And each line I wrote had each letter in a flowing up and down wave pattern… so that in the end, the poem looked like the wind on a field of grass or wheat. I don’t remember the words that I wrote, but its style I expressed the reality of the area of the great plains where I grew up. Sometimes this area was called the great North American desert, due to the fact that the rain fall is more like the desert, than it is of lush landscapes of Europe or even the eastern coast of North America.
The sparse landscape of the desert regions, teach a person a way of seeing and experiencing beauty.
The Hebrew bible, and also the christian texts of the Bible are products of desert life. Beauty is defined in the minutia of life, the power of the spirit is described by flood waters, values are seen in the language of ever flowing waters. The spirit of life is both gifting and dangerous, God is both undefined and uncontrollable. Images of power don’t always speak for the power of this God.

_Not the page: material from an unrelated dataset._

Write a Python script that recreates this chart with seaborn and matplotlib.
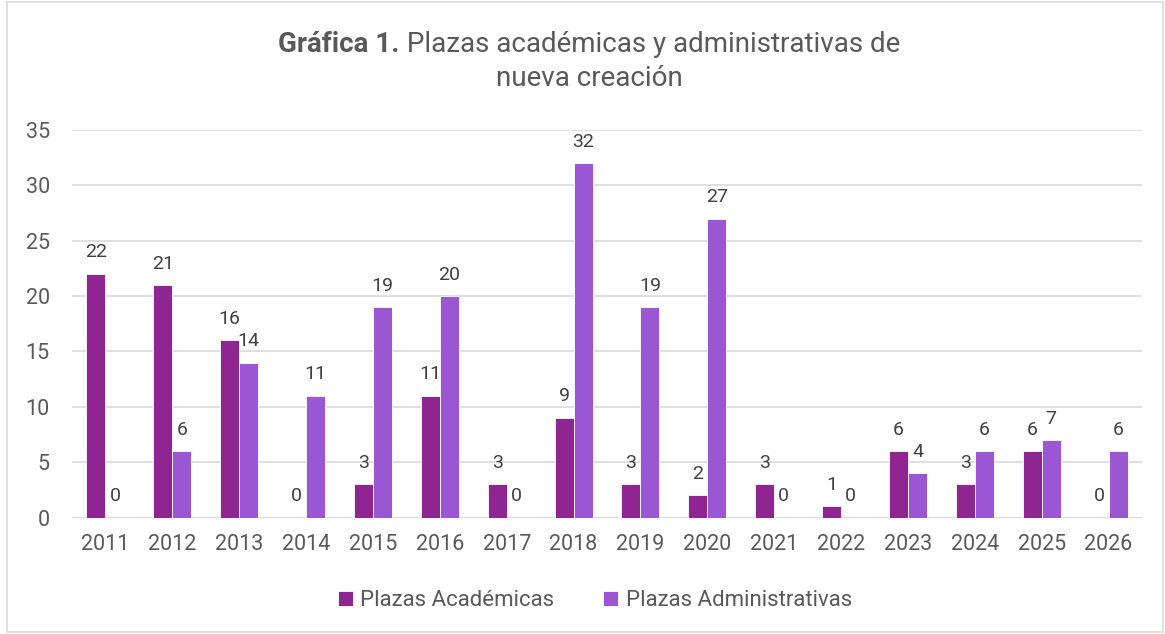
import matplotlib
matplotlib.use("Agg")
import matplotlib.pyplot as plt
import seaborn as sns
import pandas as pd
from matplotlib.patches import Rectangle

# datos de la gráfica
anios = ["2011", "2012", "2013", "2014", "2015", "2016", "2017", "2018",
         "2019", "2020", "2021", "2022", "2023", "2024", "2025", "2026"]
academicas = [22, 21, 16, 0, 3, 11, 3, 9, 3, 2, 3, 1, 6, 3, 6, 0]
administrativas = [0, 6, 14, 11, 19, 20, 0, 32, 19, 27, 0, 0, 4, 6, 7, 6]
series = ["Plazas Académicas", "Plazas Administrativas"]
colores = ["#8E2590", "#9B57D3"]

df = pd.DataFrame({
    "anio": anios * 2,
    "plazas": academicas + administrativas,
    "tipo": [series[0]] * len(anios) + [series[1]] * len(anios),
})

sns.set_theme(style="white")
plt.rcParams["font.family"] = ["Roboto", "DejaVu Sans"]
gris = "#595959"

W, H = 1165, 634
fig = plt.figure(figsize=(W / 100, H / 100), dpi=100)
ax = fig.add_axes([72 / W, (H - 517.5) / H, 1070 / W, (517.5 - 130) / H])

sns.barplot(data=df, x="anio", y="plazas", hue="tipo", palette=colores,
            saturation=1, width=0.57, gap=0, edgecolor="white", linewidth=0.6, ax=ax)

for cont in ax.containers:
    ax.bar_label(cont, padding=9, fontsize=14, color="#404040")

ax.set_ylim(0, 35)
ax.set_yticks(range(0, 36, 5))
ax.yaxis.grid(True, color="#d9d9d9", linewidth=1.2)
ax.set_axisbelow(True)
for s in ax.spines.values():
    s.set_visible(False)
ax.axhline(0, color="#d9d9d9", linewidth=1.2, zorder=0)
ax.set_xlabel("")
ax.set_ylabel("")
ax.tick_params(axis="both", length=0, labelsize=15.5, labelcolor=gris)
ax.tick_params(axis="y", pad=16)
ax.tick_params(axis="x", pad=12)

ax.legend(loc="center", bbox_to_anchor=(595 / W, 1 - 601 / H), bbox_transform=fig.transFigure,
          ncol=2, frameon=False, fontsize=16, labelcolor=gris, handlelength=0.65,
          handleheight=0.65, handletextpad=0.35, columnspacing=2.2)

# titulo con parte en negrita
fig.canvas.draw()
r = fig.canvas.get_renderer()
y1 = 1 - 45 / H
t_b = fig.text(0, y1, "Gráfica 1.", fontsize=20, fontweight="bold", color=gris, va="center")
t_n = fig.text(0, y1, " Plazas académicas y administrativas de", fontsize=20, color=gris, va="center")
wb = t_b.get_window_extent(r).width
wn = t_n.get_window_extent(r).width
x0 = (589 - (wb + wn) / 2) / W
t_b.set_x(x0)
t_n.set_x(x0 + wb / W)
fig.text(589 / W, 1 - 78 / H, "nueva creación", fontsize=20, color=gris,
         ha="center", va="center")

fig.patches.append(Rectangle((7 / W, 2 / H), (W - 9) / W, (H - 4) / H, transform=fig.transFigure,
                             fill=False, edgecolor="#d9d9d9", linewidth=1.2))

fig.savefig("out.png", dpi=100)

Elijah learned that the hard way, after demonstrating in fire and water the power of God over Baal, he gets threatened and flees for his life and runs for 40 days and nights, till he hides out in a cave, and waits for God to show up….. and we have great wind, but not God, great fire, still not God, and then deep quaking of the earth, yep and no God….. but when all was still, both Elijah and the cave and the world, in the silence God asks “why are you here?”
To me this demonstrates the power of the spiritual practice known as the via negativa, that is the way of subtraction, a spirituality of minimalism, negation, and simplicity.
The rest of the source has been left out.